If you’re using git, most likely a lot of branches are being created. Some of them are pushed to remote and finally merged into the main branch. Branches are very lightweight in git (they’re just pointers to commits) and branching is highly encouraging.

However there is a time to cast away stones, and a time to gather stones together. While creating branches is a joy, removing them is a routine. What is worse is that every pushed branch multiplies to 3 (three) entities that should be removed some day. Those are:

  • local branch (my-branch @ your repo)
  • remote branch (my-branch @ remote server)
  • ref to remote branch (origin/my-branch @ your repo)

Each of those beasts has unique way of passing away. Let’s see.

Local branches can be removed via git branch -d or git branch -D. The difference is that former would not remove a branch that has not been merged into your HEAD (or the branch you’re currently on, if you wish). But you can shout at git using capital D and then branch will be gone.
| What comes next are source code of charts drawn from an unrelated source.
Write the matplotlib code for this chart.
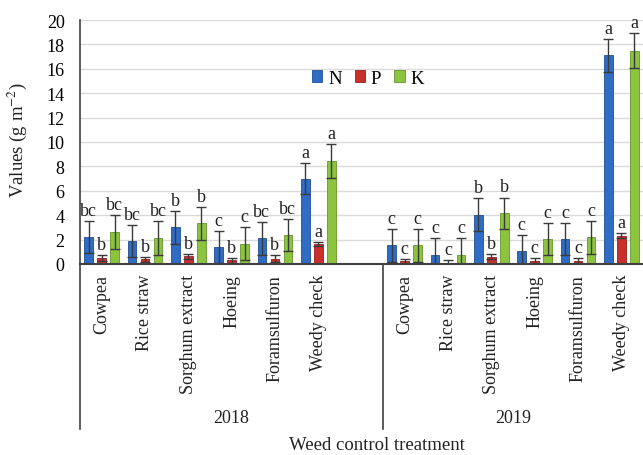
import matplotlib
matplotlib.use("Agg")
import matplotlib.pyplot as plt
import matplotlib.transforms as mtransforms
from matplotlib.patches import Patch
import numpy as np

plt.rcParams["font.family"] = ["Liberation Serif", "DejaVu Serif"]
plt.rcParams["mathtext.fontset"] = "stix"

# treatments per year (an empty slot separates the two years)
treatments = ["Cowpea", "Rice straw", "Sorghum extract", "Hoeing", "Foramsulfuron", "Weedy check"]
years = ["2018", "2019"]

# means (g m-2), 2018 then 2019
n_vals = [2.2, 1.9, 3.0, 1.4, 2.1, 7.0, 1.55, 0.75, 4.05, 1.05, 2.05, 17.1]
p_vals = [0.5, 0.4, 0.65, 0.3, 0.45, 1.65, 0.22, 0.12, 0.6, 0.27, 0.27, 2.32]
k_vals = [2.6, 2.1, 3.35, 1.65, 2.4, 8.45, 1.55, 0.75, 4.15, 2.05, 2.2, 17.5]

n_err = [1.3, 1.3, 1.35, 1.3, 1.35, 1.3, 1.35, 1.35, 1.35, 1.35, 1.3, 1.35]
p_err = [0.25, 0.2, 0.2, 0.2, 0.25, 0.15, 0.2, 0.2, 0.2, 0.2, 0.2, 0.2]
k_err = [1.4, 1.4, 1.35, 1.35, 1.3, 1.4, 1.35, 1.35, 1.3, 1.3, 1.35, 1.4]

n_let = ["bc", "bc", "b", "c", "bc", "a", "c", "c", "b", "c", "c", "a"]
p_let = ["b", "b", "b", "b", "b", "a", "c", "c", "b", "c", "c", "a"]
k_let = ["bc", "bc", "b", "c", "bc", "a", "c", "c", "b", "c", "c", "a"]

series = [
    ("N", n_vals, n_err, n_let, "#2f6cc3", "#1f4f96"),
    ("P", p_vals, p_err, p_let, "#c9302c", "#962020"),
    ("K", k_vals, k_err, k_let, "#8cc33f", "#65952a"),
]

# slot positions: 0..5 for 2018, 7..12 for 2019
pos = np.array(list(range(0, 6)) + list(range(7, 13)), dtype=float)

fig = plt.figure(figsize=(6.43, 4.56), dpi=100)
ax = fig.add_axes([80 / 643, (456 - 265) / 456, 563 / 643, 244 / 456])

offsets = [-0.3, 0.0, 0.3]
for (name, vals, errs, lets, fc, ec), off in zip(series, offsets):
    x = pos + off
    ax.bar(x, vals, width=0.2, color=fc, edgecolor=ec, linewidth=0.6, zorder=3,
           yerr=errs, error_kw=dict(ecolor="#3a3a3a", elinewidth=1, capsize=3.5, capthick=1, zorder=4))
    for xi, v, e, l in zip(x, vals, errs, lets):
        ax.annotate(l, (xi, v + e), xytext=(0, 1.5), textcoords="offset points",
                    ha="center", va="bottom", fontsize=13, color="#222222", zorder=5)

ax.set_xlim(-0.5, 12.5)
ax.set_ylim(0, 20)
ax.set_yticks(range(0, 21, 2))
ax.tick_params(axis="y", length=0, pad=11, labelsize=13)
ax.set_xticks([])
ax.grid(axis="y", color="#dadada", linewidth=1, zorder=0)
for s in ["top", "right"]:
    ax.spines[s].set_visible(False)
ax.spines["bottom"].set_color("#404040")
ax.spines["bottom"].set_linewidth(1.5)
ax.spines["bottom"].set_zorder(6)
ax.spines["left"].set_color("#404040")
ax.spines["left"].set_linewidth(1.2)

# multi-level category axis
trans = mtransforms.blended_transform_factory(ax.transData, ax.transAxes)
line_bottom = -(430 - 265) / 244
for xb in [-0.5, 6.5]:
    ax.plot([xb, xb], [0, line_bottom], transform=trans, color="#404040",
            linewidth=1.2, clip_on=False)
for xi, lab in zip(pos, treatments * 2):
    ax.text(xi, -10 / 244, lab, transform=trans, rotation=90, ha="center", va="top",
            fontsize=13, color="#222222")
year_y = -(419 - 265) / 244
for xc, yr in zip([3.0, 9.5], years):
    ax.text(xc, year_y, yr, transform=trans, ha="center", va="center",
            fontsize=13, color="#222222")

fig.text(17 / 643, (456 - 140) / 456, "Values (g m$^{-2}$)", rotation=90,
         ha="center", va="center", fontsize=13.5, color="#222222")
fig.text(377 / 643, (456 - 446) / 456, "Weed control treatment", ha="center",
         va="center", fontsize=13.5, color="#222222")

handles = [Patch(facecolor=fc, edgecolor=ec, linewidth=0.6) for _, _, _, _, fc, ec in series]
ax.legend(handles, [s[0] for s in series], ncol=3, loc="center",
          bbox_to_anchor=((368 - 80) / 563, (265 - 79) / 244), frameon=False,
          handlelength=0.55, handleheight=0.55, handletextpad=0.3, columnspacing=0.7,
          fontsize=13.5)

fig.savefig("out.png", dpi=100)
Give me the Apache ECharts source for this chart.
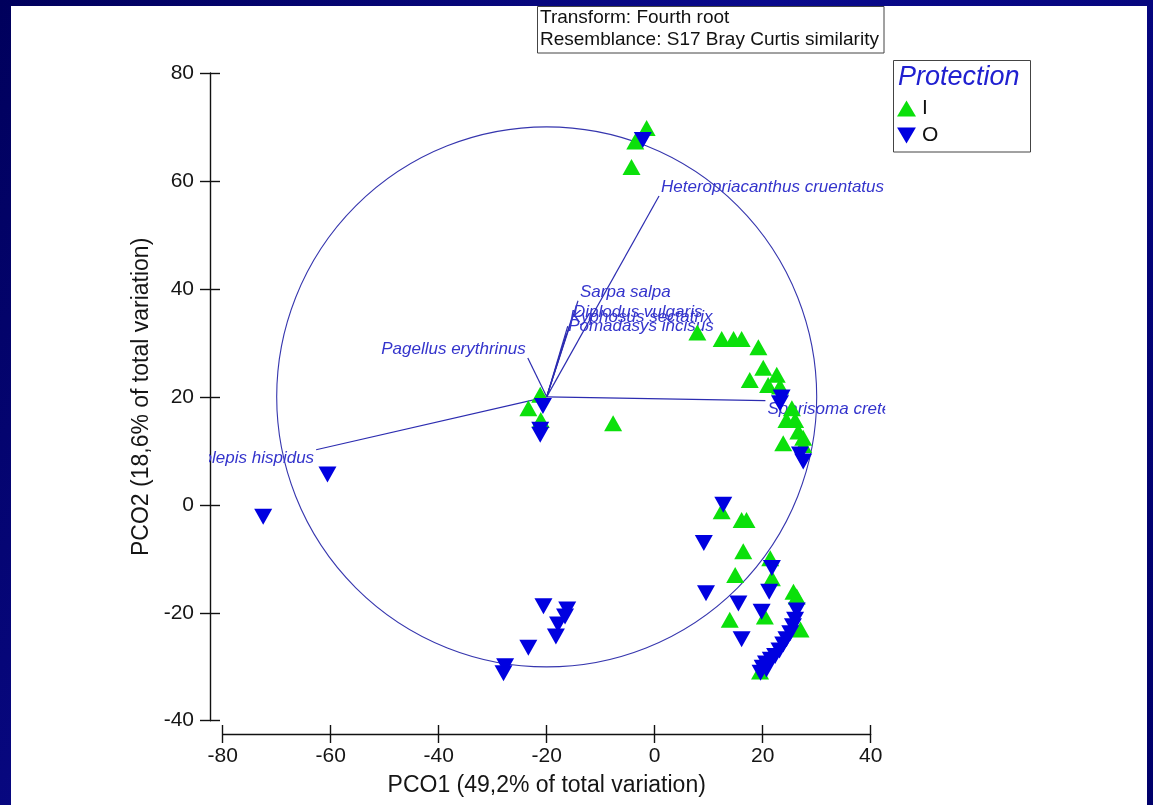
<!DOCTYPE html>
<html>
<head>
<meta charset="utf-8">
<script src="https://cdn.jsdelivr.net/npm/echarts@6/dist/echarts.min.js"></script>
<style>
html, body { margin: 0; padding: 0; background: #000070; }
#chart { width: 1153px; height: 805px; }
</style>
</head>
<body>
<div id="chart"></div>
<script>
// PCO ordination of fish assemblages, sites grouped by protection level
const protectionLevels = ['I', 'O'];

// Sites inside the protected area (I)
const insideSites = [
  [-1.5, 69.8], [-3.6, 67.3], [-4.3, 62.6],
  [-21.2, 20.4], [-23.4, 17.9], [-21.1, 15.7], [-7.7, 15.1],
  [7.9, 31.9], [12.4, 30.7], [14.6, 30.7], [16.1, 30.7], [19.2, 29.2],
  [20.1, 25.4], [17.6, 23.1], [22.6, 24.1], [21.0, 22.2], [23.2, 21.9],
  [25.4, 17.9], [24.4, 15.7], [26.0, 15.7], [26.6, 13.6], [23.8, 11.4],
  [27.5, 12.4], [27.5, 11.1],
  [12.4, -1.2], [16.1, -2.8], [17.0, -2.8], [16.4, -8.6], [21.4, -9.9],
  [14.9, -13.0], [21.7, -13.6], [25.7, -16.1], [26.3, -17.0], [20.4, -20.7],
  [13.9, -21.3], [27.0, -23.1], [19.5, -30.9]
];

// Sites outside the protected area (O)
const outsideSites = [
  [-2.2, 67.6],
  [-20.7, 18.3], [-21.2, 13.9], [-21.2, 13.0],
  [-60.6, 5.6], [-72.5, -2.2],
  [23.5, 19.9], [23.2, 18.8], [26.9, 9.3], [27.5, 8.0],
  [-20.6, -18.8], [-16.2, -19.4], [-16.6, -20.7], [-17.9, -22.2],
  [-18.3, -24.4], [-23.4, -26.5], [-27.7, -29.9], [-28.0, -31.2],
  [12.7, 0.0], [9.1, -7.1], [21.7, -11.7], [9.5, -16.4], [21.2, -16.1],
  [15.5, -18.3], [19.8, -19.8], [26.3, -19.6], [16.1, -24.9],
  [26.0, -21.3], [25.6, -22.5], [25.1, -23.8], [24.4, -24.9], [23.8, -25.9],
  [23.1, -27.0], [22.3, -28.0], [21.5, -28.7], [20.6, -29.4], [20.0, -30.2],
  [20.7, -30.5], [19.6, -31.1]
];

// Species correlation vectors (drawn from a common origin)
const vectorNames = [
  'Heteropriacanthus cruentatus', 'Sarpa salpa', 'Diplodus vulgaris',
  'Kyphosus sectatrix', 'Pomadasys incisus', 'Pagellus erythrinus',
  'Sparisoma cretense', 'Stephanolepis hispidus'
];
const vectorEndX = [0.8, -14.2, -15.5, -16.1, -16.4, -23.5, 20.5, -62.7];
const vectorEndY = [57.2, 37.8, 34.1, 33.1, 31.5, 27.2, 19.3, 10.2];
const vectorOrigin = [-20, 20];
const correlationRadius = 50;

// Axes
const pco1Range = [-80, 40];
const pco2Range = [-40, 80];
const tickStep = 20;
const pco1Title = 'PCO1 (49,2% of total variation)';
const pco2Title = 'PCO2 (18,6% of total variation)';
const infoLines = ['Transform: Fourth root', 'Resemblance: S17 Bray Curtis similarity'];
const legendTitle = 'Protection';

const FONT = '"Liberation Sans", Arial, sans-serif';
const GREEN = '#0be00b';
const BLUE = '#0000e0';
const DOWN_TRIANGLE = 'path://M0,0L20,0L10,17Z';
const X_OFFSET = 13.3;
const Y_OFFSET = 12.7;

// two copies of each axis: one with outward ticks + labels, one with inward ticks,
// so the ticks cross the axis line
function baseX(inside) {
  return {
    type: 'value', min: pco1Range[0], max: pco1Range[1], interval: tickStep,
    position: 'bottom', offset: X_OFFSET,
    axisLine: { show: !inside, onZero: false, lineStyle: { color: '#111', width: 1.4 } },
    axisTick: { show: true, inside: inside, length: 9, lineStyle: { color: '#111', width: 1.4 } },
    axisLabel: { show: !inside, fontSize: 21, color: '#151515', fontFamily: FONT, margin: 12 },
    splitLine: { show: false },
    name: inside ? '' : pco1Title, nameLocation: 'middle', nameGap: 40,
    nameTextStyle: { fontSize: 23, color: '#151515', fontFamily: FONT }
  };
}
function baseY(inside) {
  return {
    type: 'value', min: pco2Range[0], max: pco2Range[1], interval: tickStep,
    position: 'left', offset: Y_OFFSET,
    axisLine: { show: !inside, onZero: false, lineStyle: { color: '#111', width: 1.4 } },
    axisTick: { show: true, inside: inside, length: 10, lineStyle: { color: '#111', width: 1.4 } },
    axisLabel: { show: !inside, fontSize: 21, color: '#151515', fontFamily: FONT, margin: 16 },
    splitLine: { show: false },
    name: inside ? '' : pco2Title, nameLocation: 'middle', nameGap: 53,
    nameTextStyle: { fontSize: 23, color: '#151515', fontFamily: FONT }
  };
}

const chart = echarts.init(document.getElementById('chart'), null, { renderer: 'canvas' });

chart.setOption({
  animation: false,
  backgroundColor: {
    type: 'linear', x: 0, y: 0, x2: 1, y2: 1,
    colorStops: [
      { offset: 0, color: '#00005c' },
      { offset: 0.45, color: '#0a0a8c' },
      { offset: 1, color: '#00006a' }
    ]
  },
  grid: { left: 222.7, top: 73, width: 648, height: 647.7 },
  xAxis: [baseX(false), baseX(true)],
  yAxis: [baseY(false), baseY(true)],
  legend: {
    data: protectionLevels,
    orient: 'vertical', left: 897, top: 98, padding: 0,
    itemWidth: 19, itemHeight: 16, itemGap: 6,
    textStyle: { fontSize: 21, color: '#111', fontFamily: FONT, padding: [0, 0, 0, 1] }
  },
  graphic: [
    { type: 'rect', z: -100, silent: true, shape: { x: 11, y: 6, width: 1136, height: 805 }, style: { fill: '#ffffff' } },
    {
      type: 'group', z: 10, silent: true,
      children: [
        { type: 'rect', shape: { x: 537.5, y: 6.5, width: 346.5, height: 46.5 }, style: { fill: '#fff', stroke: '#444', lineWidth: 1 } },
        { type: 'text', x: 540, y: 18, style: { text: infoLines[0], font: '19px ' + FONT, fill: '#111', verticalAlign: 'middle' } },
        { type: 'text', x: 540, y: 40, style: { text: infoLines[1], font: '19px ' + FONT, fill: '#111', verticalAlign: 'middle' } }
      ]
    },
    {
      type: 'group', z: 10, silent: true,
      children: [
        { type: 'rect', shape: { x: 893.5, y: 60.5, width: 137, height: 91.5 }, style: { fill: 'none', stroke: '#444', lineWidth: 1 } },
        { type: 'text', x: 898, y: 77, style: { text: legendTitle, font: 'italic 27px ' + FONT, fill: '#2020d0', verticalAlign: 'middle' } }
      ]
    }
  ],
  series: [
    {
      // correlation circle
      type: 'custom', clip: false, silent: true, z: 1,
      data: [[vectorOrigin[0], vectorOrigin[1], correlationRadius]],
      renderItem(params, api) {
        const c = api.coord([api.value(0), api.value(1)]);
        const r = api.size([api.value(2), 0])[0];
        return { type: 'circle', shape: { cx: c[0], cy: c[1], r: r }, style: { fill: 'none', stroke: '#3636ae', lineWidth: 1.1 } };
      }
    },
    {
      // species vectors with their labels
      type: 'custom', clip: false, silent: true, z: 3,
      data: vectorEndX.map((x, i) => [x, vectorEndY[i]]),
      renderItem(params, api) {
        const i = params.dataIndex;
        const ex = api.value(0), ey = api.value(1);
        const o = api.coord(vectorOrigin);
        const e = api.coord([ex, ey]);
        const dx = ex - vectorOrigin[0];
        const dy = ey - vectorOrigin[1];
        const cs = params.coordSys;
        return {
          type: 'group',
          children: [
            { type: 'line', shape: { x1: o[0], y1: o[1], x2: e[0], y2: e[1] }, style: { stroke: '#2c2cb0', lineWidth: 1.2 } },
            {
              type: 'group',
              clipPath: { type: 'rect', shape: { x: cs.x - Y_OFFSET - 1, y: cs.y - 80, width: cs.width + Y_OFFSET + 15.5, height: cs.height + 160 } },
              children: [{
                type: 'text', x: e[0] + (dx >= 0 ? 2 : -2), y: e[1],
                style: {
                  text: vectorNames[i], font: 'italic 17px ' + FONT, fill: '#3434cc',
                  align: dx >= 0 ? 'left' : 'right', verticalAlign: dy >= 0 ? 'bottom' : 'top'
                }
              }]
            }
          ]
        };
      }
    },
    {
      name: protectionLevels[0], type: 'scatter', z: 4,
      symbol: 'triangle', symbolSize: [18, 16],
      itemStyle: { color: GREEN, opacity: 1 },
      data: insideSites
    },
    {
      name: protectionLevels[1], type: 'scatter', z: 5,
      symbol: DOWN_TRIANGLE, symbolSize: [18, 16],
      itemStyle: { color: BLUE, opacity: 1 },
      data: outsideSites
    }
  ]
});
</script>
</body>
</html>
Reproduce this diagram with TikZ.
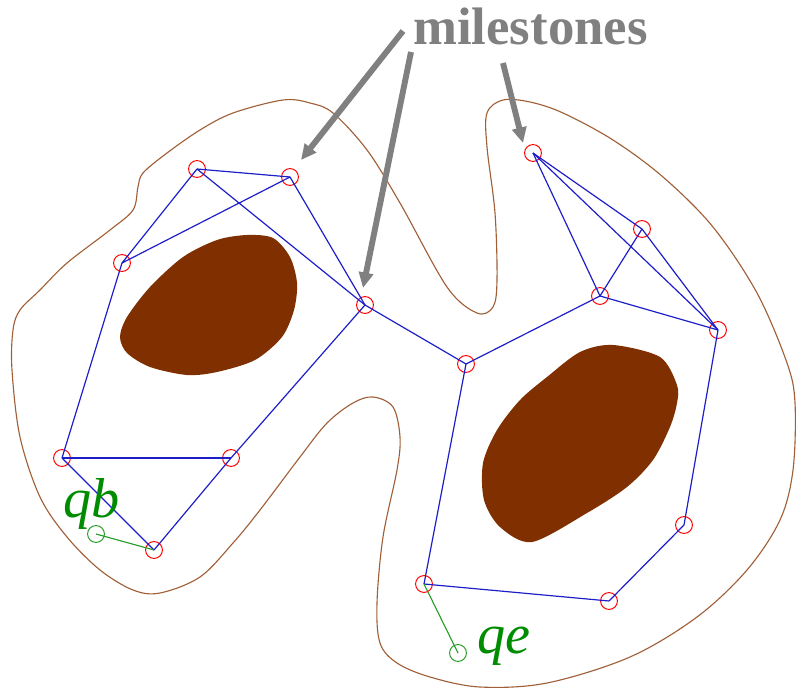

Next in our list is a branch on the remote server. Usually it gets removed by clever monkeys living in smart software. For instance, when you merge pull request in github/gitlab/bitbucket, latter can delete that branch for you. But you still can do it yourself. The git command is not very intuitive, but you’ll get used to it after few months or so. Here it is: git push origin :my-branch. Yes, we’re pushing the branch, but when it’s prepended with colon, it means I want to remove that branch on the server. I have no idea where it comes from and now everyone in internet says that you should use git push origin --delete my-branch, but using colons is so much more fun…

The last item (refs to remote branchs) is easy. It has been covered in post about git tricks – you can use --prune to remove remote refs during git fetch or git pull.

Okay, we covered all delete scenarios and looks like that both remote branches and refs to them usually are being removed automatically. Your only area of concern is removing local branches having been merged. You can do it manually if you’re not laze or you can use the script. My favorite is this one:

git branch --merged HEAD  | `
  ? { $_ -notmatch 'develop' -and $_ -notmatch 'master'  } |`
  %{git branch -d $_.ToString().Trim()}

It gets all merged branches that are neither master nor develop and terminates them with git -d.

I have this script in my home folder and from time to time, when I want to do some destruction, I invoke it like ~\clean-branches.ps1 and see how branches are dying.